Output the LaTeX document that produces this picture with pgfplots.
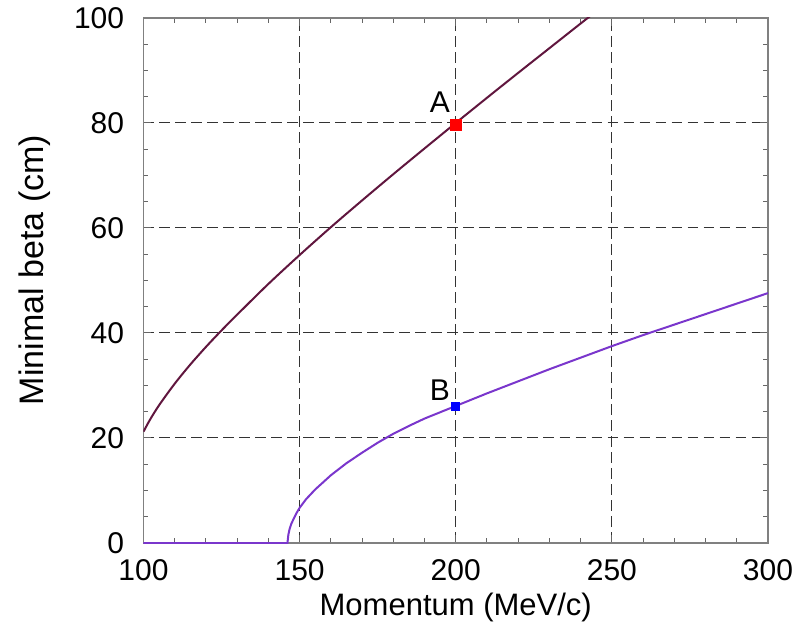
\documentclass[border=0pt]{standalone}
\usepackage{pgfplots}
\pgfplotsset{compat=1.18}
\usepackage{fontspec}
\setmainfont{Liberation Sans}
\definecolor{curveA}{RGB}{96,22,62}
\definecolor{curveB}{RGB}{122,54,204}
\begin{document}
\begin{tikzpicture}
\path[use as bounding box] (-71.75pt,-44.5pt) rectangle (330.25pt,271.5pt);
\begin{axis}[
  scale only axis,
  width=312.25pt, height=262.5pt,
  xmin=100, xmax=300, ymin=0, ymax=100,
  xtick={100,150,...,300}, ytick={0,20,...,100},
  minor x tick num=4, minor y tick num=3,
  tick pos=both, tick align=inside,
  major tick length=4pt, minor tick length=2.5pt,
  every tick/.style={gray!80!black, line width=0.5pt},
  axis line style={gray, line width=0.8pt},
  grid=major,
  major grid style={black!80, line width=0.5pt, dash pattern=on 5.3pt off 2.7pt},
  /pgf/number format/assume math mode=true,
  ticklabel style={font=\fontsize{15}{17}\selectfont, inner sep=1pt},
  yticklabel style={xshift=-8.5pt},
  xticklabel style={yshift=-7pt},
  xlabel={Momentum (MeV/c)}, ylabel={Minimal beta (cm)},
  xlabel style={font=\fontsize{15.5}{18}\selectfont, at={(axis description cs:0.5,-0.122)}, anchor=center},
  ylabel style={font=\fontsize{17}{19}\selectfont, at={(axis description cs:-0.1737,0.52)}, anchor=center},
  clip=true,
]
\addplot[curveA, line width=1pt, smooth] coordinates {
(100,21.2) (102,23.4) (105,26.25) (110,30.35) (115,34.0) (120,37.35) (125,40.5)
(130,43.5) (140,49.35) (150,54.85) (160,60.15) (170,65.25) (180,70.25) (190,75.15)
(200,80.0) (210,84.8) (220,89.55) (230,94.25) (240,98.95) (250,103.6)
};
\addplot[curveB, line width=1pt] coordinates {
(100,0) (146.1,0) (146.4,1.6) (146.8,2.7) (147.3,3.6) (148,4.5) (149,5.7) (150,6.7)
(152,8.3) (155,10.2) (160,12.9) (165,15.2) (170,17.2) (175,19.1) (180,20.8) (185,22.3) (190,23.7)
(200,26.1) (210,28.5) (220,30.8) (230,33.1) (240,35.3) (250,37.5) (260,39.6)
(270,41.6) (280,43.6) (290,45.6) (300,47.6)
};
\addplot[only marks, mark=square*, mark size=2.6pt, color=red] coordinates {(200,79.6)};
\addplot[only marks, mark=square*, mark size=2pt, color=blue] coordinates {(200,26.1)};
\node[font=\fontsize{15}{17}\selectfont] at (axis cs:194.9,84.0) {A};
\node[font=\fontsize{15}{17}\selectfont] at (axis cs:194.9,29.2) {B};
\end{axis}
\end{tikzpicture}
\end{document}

- - - - -

Directions for this task: Omit every picture, then reproduce the rest of the listing exactly.

Written answer:
Output the LaTeX document that produces this picture with pgfplots.
\documentclass[border=0pt]{standalone}
\usepackage{pgfplots}
\pgfplotsset{compat=1.18}
\usepackage{fontspec}
\setmainfont{Liberation Sans}
\definecolor{curveA}{RGB}{96,22,62}
\definecolor{curveB}{RGB}{122,54,204}
\begin{document}
\begin{tikzpicture}
\path[use as bounding box] (-71.75pt,-44.5pt) rectangle (330.25pt,271.5pt);
\begin{axis}[
  scale only axis,
  width=312.25pt, height=262.5pt,
  xmin=100, xmax=300, ymin=0, ymax=100,
  xtick={100,150,...,300}, ytick={0,20,...,100},
  minor x tick num=4, minor y tick num=3,
  tick pos=both, tick align=inside,
  major tick length=4pt, minor tick length=2.5pt,
  every tick/.style={gray!80!black, line width=0.5pt},
  axis line style={gray, line width=0.8pt},
  grid=major,
  major grid style={black!80, line width=0.5pt, dash pattern=on 5.3pt off 2.7pt},
  /pgf/number format/assume math mode=true,
  ticklabel style={font=\fontsize{15}{17}\selectfont, inner sep=1pt},
  yticklabel style={xshift=-8.5pt},
  xticklabel style={yshift=-7pt},
  xlabel={Momentum (MeV/c)}, ylabel={Minimal beta (cm)},
  xlabel style={font=\fontsize{15.5}{18}\selectfont, at={(axis description cs:0.5,-0.122)}, anchor=center},
  ylabel style={font=\fontsize{17}{19}\selectfont, at={(axis description cs:-0.1737,0.52)}, anchor=center},
  clip=true,
]
\addplot[curveA, line width=1pt, smooth] coordinates {
(100,21.2) (102,23.4) (105,26.25) (110,30.35) (115,34.0) (120,37.35) (125,40.5)
(130,43.5) (140,49.35) (150,54.85) (160,60.15) (170,65.25) (180,70.25) (190,75.15)
(200,80.0) (210,84.8) (220,89.55) (230,94.25) (240,98.95) (250,103.6)
};
\addplot[curveB, line width=1pt] coordinates {
(100,0) (146.1,0) (146.4,1.6) (146.8,2.7) (147.3,3.6) (148,4.5) (149,5.7) (150,6.7)
(152,8.3) (155,10.2) (160,12.9) (165,15.2) (170,17.2) (175,19.1) (180,20.8) (185,22.3) (190,23.7)
(200,26.1) (210,28.5) (220,30.8) (230,33.1) (240,35.3) (250,37.5) (260,39.6)
(270,41.6) (280,43.6) (290,45.6) (300,47.6)
};
\addplot[only marks, mark=square*, mark size=2.6pt, color=red] coordinates {(200,79.6)};
\addplot[only marks, mark=square*, mark size=2pt, color=blue] coordinates {(200,26.1)};
\node[font=\fontsize{15}{17}\selectfont] at (axis cs:194.9,84.0) {A};
\node[font=\fontsize{15}{17}\selectfont] at (axis cs:194.9,29.2) {B};
\end{axis}
\end{tikzpicture}
\end{document}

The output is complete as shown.